Gather up every line that includes the string "this".

++++++++++

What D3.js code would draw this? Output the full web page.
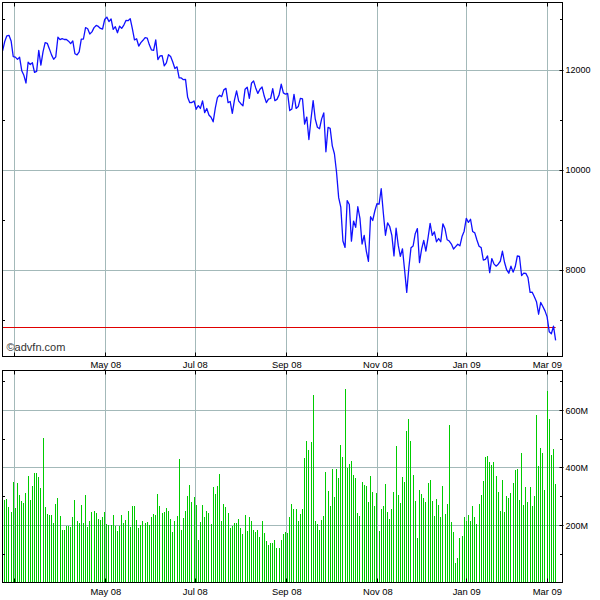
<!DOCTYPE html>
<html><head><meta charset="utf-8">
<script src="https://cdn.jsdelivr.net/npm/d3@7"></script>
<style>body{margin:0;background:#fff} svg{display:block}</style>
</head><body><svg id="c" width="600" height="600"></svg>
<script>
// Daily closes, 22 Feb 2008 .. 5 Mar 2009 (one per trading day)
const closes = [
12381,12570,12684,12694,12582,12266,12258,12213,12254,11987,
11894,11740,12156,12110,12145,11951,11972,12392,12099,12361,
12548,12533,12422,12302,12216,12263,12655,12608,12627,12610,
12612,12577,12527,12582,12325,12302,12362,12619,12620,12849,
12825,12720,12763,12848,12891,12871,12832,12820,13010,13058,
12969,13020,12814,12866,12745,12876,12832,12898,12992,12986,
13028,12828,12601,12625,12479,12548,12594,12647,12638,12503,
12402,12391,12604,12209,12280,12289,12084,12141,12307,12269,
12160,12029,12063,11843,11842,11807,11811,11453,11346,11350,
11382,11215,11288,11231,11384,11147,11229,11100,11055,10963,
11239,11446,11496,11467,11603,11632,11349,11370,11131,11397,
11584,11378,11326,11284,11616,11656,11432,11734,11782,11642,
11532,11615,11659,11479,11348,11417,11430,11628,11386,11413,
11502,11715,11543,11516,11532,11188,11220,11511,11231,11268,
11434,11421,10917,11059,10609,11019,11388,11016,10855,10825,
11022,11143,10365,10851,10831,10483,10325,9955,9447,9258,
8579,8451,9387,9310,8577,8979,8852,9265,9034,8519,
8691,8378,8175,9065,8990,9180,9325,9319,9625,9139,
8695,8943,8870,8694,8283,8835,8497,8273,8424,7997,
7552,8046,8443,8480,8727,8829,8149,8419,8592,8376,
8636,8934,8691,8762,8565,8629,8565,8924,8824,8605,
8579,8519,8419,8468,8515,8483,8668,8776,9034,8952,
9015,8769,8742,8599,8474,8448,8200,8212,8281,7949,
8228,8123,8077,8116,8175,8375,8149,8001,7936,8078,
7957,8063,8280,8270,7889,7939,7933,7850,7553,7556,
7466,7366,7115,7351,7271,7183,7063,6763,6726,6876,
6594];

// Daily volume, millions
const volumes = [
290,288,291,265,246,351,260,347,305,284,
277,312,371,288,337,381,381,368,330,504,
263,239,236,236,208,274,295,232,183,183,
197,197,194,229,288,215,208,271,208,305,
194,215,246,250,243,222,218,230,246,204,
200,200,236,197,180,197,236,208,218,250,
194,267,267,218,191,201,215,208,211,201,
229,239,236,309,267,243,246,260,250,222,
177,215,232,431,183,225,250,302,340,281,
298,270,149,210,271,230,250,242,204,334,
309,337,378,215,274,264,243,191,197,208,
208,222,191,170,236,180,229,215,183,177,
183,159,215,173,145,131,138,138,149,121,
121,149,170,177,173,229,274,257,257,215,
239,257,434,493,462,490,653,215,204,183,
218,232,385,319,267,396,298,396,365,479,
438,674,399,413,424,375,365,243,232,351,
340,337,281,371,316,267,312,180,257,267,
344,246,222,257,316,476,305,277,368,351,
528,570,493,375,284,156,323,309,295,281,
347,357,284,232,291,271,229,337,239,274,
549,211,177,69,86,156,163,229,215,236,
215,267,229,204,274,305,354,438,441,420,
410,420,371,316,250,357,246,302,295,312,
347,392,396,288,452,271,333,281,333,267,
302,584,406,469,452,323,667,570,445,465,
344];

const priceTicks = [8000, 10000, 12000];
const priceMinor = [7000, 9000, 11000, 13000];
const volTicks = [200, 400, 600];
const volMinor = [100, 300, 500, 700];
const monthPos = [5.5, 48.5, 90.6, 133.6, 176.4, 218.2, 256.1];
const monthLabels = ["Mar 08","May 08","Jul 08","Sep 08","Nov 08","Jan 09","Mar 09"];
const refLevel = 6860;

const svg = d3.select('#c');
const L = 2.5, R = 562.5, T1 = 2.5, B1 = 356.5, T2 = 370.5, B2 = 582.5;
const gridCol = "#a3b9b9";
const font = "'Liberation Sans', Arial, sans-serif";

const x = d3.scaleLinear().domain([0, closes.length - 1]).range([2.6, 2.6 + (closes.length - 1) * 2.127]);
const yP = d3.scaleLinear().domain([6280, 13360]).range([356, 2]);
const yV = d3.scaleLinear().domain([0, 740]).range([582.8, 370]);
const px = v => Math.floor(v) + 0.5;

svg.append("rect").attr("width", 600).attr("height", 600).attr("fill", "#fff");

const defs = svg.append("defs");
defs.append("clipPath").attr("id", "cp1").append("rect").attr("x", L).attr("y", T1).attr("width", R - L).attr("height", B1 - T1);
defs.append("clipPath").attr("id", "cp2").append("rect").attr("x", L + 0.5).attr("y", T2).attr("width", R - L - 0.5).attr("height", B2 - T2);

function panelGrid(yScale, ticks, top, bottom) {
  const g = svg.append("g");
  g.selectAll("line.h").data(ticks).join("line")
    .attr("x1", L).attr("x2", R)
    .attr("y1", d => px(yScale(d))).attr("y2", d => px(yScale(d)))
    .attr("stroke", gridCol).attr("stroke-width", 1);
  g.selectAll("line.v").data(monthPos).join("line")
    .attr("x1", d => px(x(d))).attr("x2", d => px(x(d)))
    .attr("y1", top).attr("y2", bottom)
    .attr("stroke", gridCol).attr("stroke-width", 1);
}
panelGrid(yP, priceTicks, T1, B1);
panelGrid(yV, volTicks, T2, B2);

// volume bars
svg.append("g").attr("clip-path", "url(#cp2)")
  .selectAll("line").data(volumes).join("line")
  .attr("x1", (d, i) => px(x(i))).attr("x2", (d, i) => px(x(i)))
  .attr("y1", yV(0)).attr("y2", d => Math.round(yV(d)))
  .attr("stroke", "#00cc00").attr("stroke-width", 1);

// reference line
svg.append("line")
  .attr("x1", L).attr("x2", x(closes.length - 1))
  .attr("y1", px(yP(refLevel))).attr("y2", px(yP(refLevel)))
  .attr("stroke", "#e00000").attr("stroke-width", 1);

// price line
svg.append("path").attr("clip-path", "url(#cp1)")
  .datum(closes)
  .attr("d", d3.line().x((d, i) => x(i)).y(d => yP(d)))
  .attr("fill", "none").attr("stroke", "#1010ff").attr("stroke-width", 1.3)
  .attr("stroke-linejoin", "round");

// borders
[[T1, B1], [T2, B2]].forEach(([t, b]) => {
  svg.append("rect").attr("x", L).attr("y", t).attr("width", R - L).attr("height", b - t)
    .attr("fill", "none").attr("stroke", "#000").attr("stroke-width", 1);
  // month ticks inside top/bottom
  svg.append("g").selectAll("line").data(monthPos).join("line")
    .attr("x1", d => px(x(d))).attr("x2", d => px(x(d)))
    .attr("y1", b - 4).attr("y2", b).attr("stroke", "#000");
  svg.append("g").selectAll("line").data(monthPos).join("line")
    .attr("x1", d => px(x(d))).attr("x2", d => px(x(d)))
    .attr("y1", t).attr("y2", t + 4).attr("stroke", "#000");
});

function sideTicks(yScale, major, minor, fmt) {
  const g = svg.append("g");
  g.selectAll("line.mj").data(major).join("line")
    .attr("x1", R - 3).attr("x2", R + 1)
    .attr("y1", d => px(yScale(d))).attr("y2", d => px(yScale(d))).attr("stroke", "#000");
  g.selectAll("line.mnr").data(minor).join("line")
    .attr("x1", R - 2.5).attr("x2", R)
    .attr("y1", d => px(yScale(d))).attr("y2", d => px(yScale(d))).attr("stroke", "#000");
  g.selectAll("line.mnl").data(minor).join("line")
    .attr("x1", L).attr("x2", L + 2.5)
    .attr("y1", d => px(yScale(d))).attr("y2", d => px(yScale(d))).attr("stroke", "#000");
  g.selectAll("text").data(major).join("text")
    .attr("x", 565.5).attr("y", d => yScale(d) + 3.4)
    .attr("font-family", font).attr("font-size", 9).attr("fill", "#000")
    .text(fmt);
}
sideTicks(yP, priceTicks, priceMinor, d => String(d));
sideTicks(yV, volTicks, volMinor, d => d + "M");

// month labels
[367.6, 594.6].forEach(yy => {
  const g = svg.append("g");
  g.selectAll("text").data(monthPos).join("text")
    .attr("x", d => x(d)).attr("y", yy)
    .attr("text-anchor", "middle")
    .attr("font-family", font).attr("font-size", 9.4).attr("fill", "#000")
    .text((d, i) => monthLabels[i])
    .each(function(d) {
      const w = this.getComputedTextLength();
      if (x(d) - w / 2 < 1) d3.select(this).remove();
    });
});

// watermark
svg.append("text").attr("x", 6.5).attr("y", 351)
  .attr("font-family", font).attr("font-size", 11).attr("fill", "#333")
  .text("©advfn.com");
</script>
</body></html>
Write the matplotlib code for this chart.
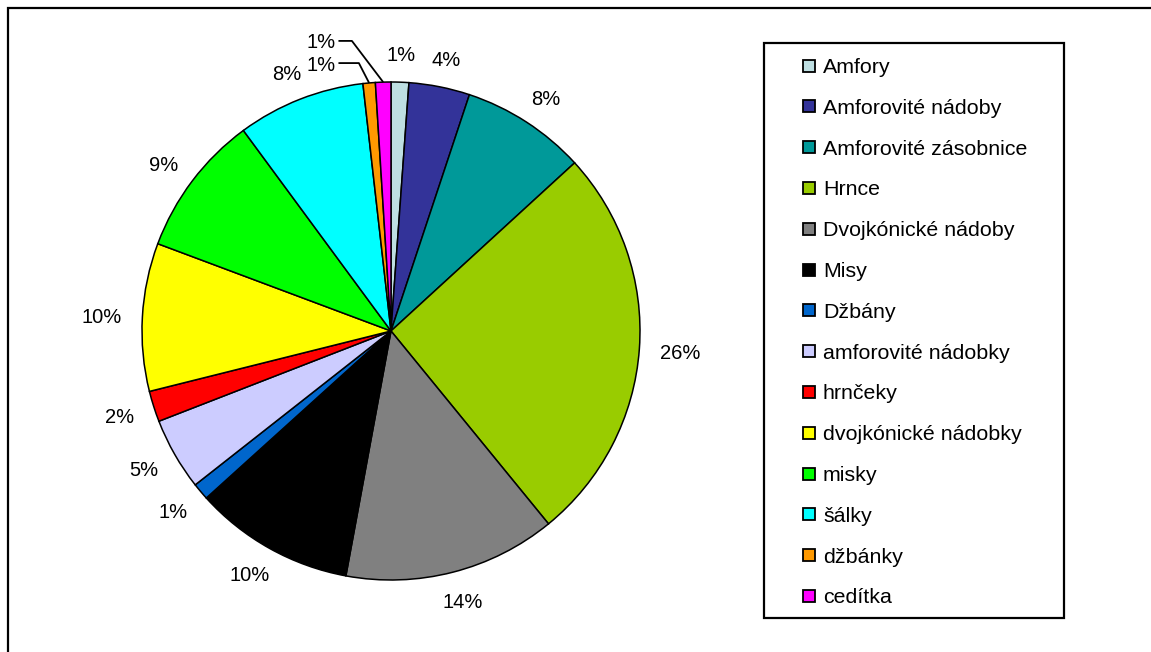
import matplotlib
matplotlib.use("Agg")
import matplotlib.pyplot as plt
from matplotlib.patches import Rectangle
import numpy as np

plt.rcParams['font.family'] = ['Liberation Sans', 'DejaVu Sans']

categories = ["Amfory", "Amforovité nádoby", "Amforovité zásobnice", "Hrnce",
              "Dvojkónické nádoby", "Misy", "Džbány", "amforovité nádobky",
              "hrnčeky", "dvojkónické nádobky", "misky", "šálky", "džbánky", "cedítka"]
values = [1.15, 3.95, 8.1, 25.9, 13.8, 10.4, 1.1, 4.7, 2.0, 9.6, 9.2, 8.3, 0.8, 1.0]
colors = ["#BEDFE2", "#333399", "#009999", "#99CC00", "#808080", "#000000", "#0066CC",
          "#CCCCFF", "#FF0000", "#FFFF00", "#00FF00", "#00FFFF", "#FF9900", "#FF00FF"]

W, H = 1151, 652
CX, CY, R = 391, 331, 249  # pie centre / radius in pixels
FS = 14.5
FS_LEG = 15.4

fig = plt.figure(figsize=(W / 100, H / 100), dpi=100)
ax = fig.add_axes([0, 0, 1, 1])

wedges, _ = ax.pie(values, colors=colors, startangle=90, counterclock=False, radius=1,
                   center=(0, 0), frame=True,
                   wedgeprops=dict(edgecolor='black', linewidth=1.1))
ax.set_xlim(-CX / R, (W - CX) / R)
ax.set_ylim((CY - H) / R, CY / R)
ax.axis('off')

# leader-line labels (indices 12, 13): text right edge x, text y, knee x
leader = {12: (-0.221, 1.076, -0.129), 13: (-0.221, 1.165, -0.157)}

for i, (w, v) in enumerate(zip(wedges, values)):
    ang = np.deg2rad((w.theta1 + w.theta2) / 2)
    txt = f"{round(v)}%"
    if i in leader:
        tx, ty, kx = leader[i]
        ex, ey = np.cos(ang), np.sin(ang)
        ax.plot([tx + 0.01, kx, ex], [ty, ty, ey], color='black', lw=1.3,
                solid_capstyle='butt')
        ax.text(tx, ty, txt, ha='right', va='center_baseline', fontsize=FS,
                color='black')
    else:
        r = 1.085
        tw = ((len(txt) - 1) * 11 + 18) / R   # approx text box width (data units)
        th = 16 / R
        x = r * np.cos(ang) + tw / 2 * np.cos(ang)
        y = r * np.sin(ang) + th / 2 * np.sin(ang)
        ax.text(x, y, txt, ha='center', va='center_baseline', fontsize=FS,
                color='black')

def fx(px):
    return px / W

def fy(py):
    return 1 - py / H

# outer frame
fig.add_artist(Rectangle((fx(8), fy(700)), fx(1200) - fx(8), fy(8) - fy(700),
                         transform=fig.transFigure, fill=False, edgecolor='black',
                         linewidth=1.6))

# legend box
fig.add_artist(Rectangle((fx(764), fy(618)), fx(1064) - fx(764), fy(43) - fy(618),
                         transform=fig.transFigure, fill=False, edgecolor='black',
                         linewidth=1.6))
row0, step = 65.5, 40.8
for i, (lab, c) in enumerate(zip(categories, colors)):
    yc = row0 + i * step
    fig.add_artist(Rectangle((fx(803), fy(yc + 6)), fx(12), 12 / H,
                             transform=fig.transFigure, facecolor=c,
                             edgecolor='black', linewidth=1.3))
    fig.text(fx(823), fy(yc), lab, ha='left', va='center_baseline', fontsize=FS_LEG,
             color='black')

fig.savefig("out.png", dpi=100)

++++++++++

→ **COMPLETE RESPONSE**
What D3.js code would draw this? Output the full web page.
      const w = this.getComputedTextLength();
      if (x(d) - w / 2 < 1) d3.select(this).remove();
Write the matplotlib code for this chart.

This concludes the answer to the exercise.